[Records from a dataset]
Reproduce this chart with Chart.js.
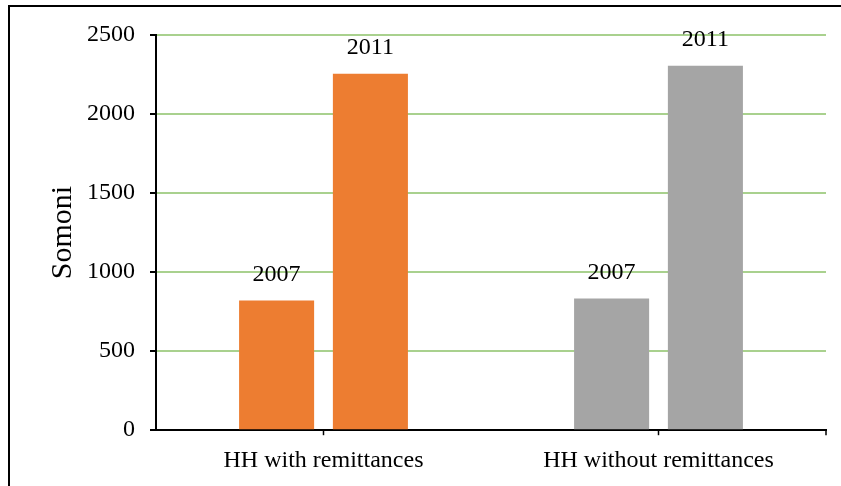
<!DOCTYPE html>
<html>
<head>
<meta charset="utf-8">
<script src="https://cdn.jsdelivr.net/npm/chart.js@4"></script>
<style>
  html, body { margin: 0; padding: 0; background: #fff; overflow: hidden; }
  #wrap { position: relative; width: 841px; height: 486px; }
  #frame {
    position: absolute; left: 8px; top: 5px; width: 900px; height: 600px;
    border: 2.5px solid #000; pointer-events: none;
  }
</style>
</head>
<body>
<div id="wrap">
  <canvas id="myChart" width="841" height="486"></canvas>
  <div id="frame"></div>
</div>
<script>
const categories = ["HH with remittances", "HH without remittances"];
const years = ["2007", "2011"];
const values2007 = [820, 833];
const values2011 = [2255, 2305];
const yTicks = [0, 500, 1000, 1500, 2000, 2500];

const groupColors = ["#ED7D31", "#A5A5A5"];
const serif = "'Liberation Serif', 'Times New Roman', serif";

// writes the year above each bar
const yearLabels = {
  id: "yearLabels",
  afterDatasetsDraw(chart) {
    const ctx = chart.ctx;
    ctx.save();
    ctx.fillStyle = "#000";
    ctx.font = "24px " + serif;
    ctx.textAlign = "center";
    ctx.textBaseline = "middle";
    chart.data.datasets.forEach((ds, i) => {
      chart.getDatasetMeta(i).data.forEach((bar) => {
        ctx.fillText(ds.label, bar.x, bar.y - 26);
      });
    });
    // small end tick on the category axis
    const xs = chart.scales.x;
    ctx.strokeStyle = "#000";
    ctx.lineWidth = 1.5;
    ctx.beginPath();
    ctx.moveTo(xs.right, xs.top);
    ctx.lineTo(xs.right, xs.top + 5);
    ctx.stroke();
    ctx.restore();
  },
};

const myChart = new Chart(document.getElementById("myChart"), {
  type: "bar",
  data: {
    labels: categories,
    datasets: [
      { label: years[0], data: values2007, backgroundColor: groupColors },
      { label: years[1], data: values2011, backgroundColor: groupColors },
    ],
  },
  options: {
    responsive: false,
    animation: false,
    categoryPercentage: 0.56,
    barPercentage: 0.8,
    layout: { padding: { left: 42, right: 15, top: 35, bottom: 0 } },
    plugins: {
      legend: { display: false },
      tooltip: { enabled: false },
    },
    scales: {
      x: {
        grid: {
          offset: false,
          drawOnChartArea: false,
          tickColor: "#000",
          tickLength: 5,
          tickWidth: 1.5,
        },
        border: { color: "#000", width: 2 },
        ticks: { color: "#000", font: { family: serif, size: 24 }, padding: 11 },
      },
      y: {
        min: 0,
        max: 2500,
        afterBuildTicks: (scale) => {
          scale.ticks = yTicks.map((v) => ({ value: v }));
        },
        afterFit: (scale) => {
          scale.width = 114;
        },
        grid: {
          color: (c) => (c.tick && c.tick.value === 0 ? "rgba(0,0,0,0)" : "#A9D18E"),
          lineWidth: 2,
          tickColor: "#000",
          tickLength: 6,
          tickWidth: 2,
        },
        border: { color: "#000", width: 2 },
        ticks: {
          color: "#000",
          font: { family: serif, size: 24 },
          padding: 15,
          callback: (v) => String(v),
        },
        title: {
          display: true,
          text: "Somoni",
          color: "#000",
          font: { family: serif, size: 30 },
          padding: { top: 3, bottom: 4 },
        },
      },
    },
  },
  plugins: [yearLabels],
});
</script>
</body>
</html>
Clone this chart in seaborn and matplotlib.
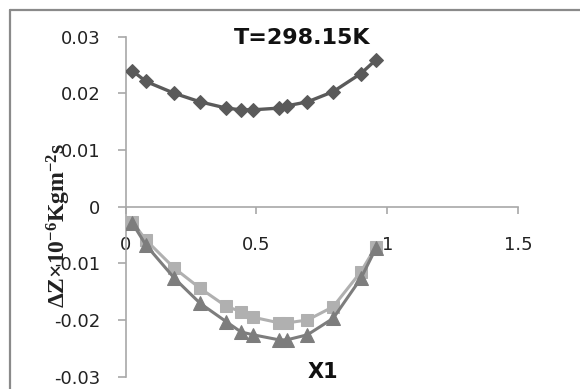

Problem to solve
Transcribe the listing in full. Omit the pictures and keep every line exact.

Worked solution
Reproduce this chart with Chart.js.
<!DOCTYPE html>
<html>
<head>
<meta charset="utf-8">
<script src="https://cdn.jsdelivr.net/npm/chart.js@4"></script>
<style>
  html, body { margin: 0; padding: 0; background: #fff; overflow: hidden; }
  #wrap { position: relative; width: 841px; height: 486px; }
  #frame {
    position: absolute; left: 8px; top: 5px; width: 900px; height: 600px;
    border: 2.5px solid #000; pointer-events: none;
  }
</style>
</head>
<body>
<div id="wrap">
  <canvas id="myChart" width="841" height="486"></canvas>
  <div id="frame"></div>
</div>
<script>
const categories = ["HH with remittances", "HH without remittances"];
const years = ["2007", "2011"];
const values2007 = [820, 833];
const values2011 = [2255, 2305];
const yTicks = [0, 500, 1000, 1500, 2000, 2500];

const groupColors = ["#ED7D31", "#A5A5A5"];
const serif = "'Liberation Serif', 'Times New Roman', serif";

// writes the year above each bar
const yearLabels = {
  id: "yearLabels",
  afterDatasetsDraw(chart) {
    const ctx = chart.ctx;
    ctx.save();
    ctx.fillStyle = "#000";
    ctx.font = "24px " + serif;
    ctx.textAlign = "center";
    ctx.textBaseline = "middle";
    chart.data.datasets.forEach((ds, i) => {
      chart.getDatasetMeta(i).data.forEach((bar) => {
        ctx.fillText(ds.label, bar.x, bar.y - 26);
      });
    });
    // small end tick on the category axis
    const xs = chart.scales.x;
    ctx.strokeStyle = "#000";
    ctx.lineWidth = 1.5;
    ctx.beginPath();
    ctx.moveTo(xs.right, xs.top);
    ctx.lineTo(xs.right, xs.top + 5);
    ctx.stroke();
    ctx.restore();
  },
};

const myChart = new Chart(document.getElementById("myChart"), {
  type: "bar",
  data: {
    labels: categories,
    datasets: [
      { label: years[0], data: values2007, backgroundColor: groupColors },
      { label: years[1], data: values2011, backgroundColor: groupColors },
    ],
  },
  options: {
    responsive: false,
    animation: false,
    categoryPercentage: 0.56,
    barPercentage: 0.8,
    layout: { padding: { left: 42, right: 15, top: 35, bottom: 0 } },
    plugins: {
      legend: { display: false },
      tooltip: { enabled: false },
    },
    scales: {
      x: {
        grid: {
          offset: false,
          drawOnChartArea: false,
          tickColor: "#000",
          tickLength: 5,
          tickWidth: 1.5,
        },
        border: { color: "#000", width: 2 },
        ticks: { color: "#000", font: { family: serif, size: 24 }, padding: 11 },
      },
      y: {
        min: 0,
        max: 2500,
        afterBuildTicks: (scale) => {
          scale.ticks = yTicks.map((v) => ({ value: v }));
        },
        afterFit: (scale) => {
          scale.width = 114;
        },
        grid: {
          color: (c) => (c.tick && c.tick.value === 0 ? "rgba(0,0,0,0)" : "#A9D18E"),
          lineWidth: 2,
          tickColor: "#000",
          tickLength: 6,
          tickWidth: 2,
        },
        border: { color: "#000", width: 2 },
        ticks: {
          color: "#000",
          font: { family: serif, size: 24 },
          padding: 15,
          callback: (v) => String(v),
        },
        title: {
          display: true,
          text: "Somoni",
          color: "#000",
          font: { family: serif, size: 30 },
          padding: { top: 3, bottom: 4 },
        },
      },
    },
  },
  plugins: [yearLabels],
});
</script>
</body>
</html>
Clone this chart in seaborn and matplotlib.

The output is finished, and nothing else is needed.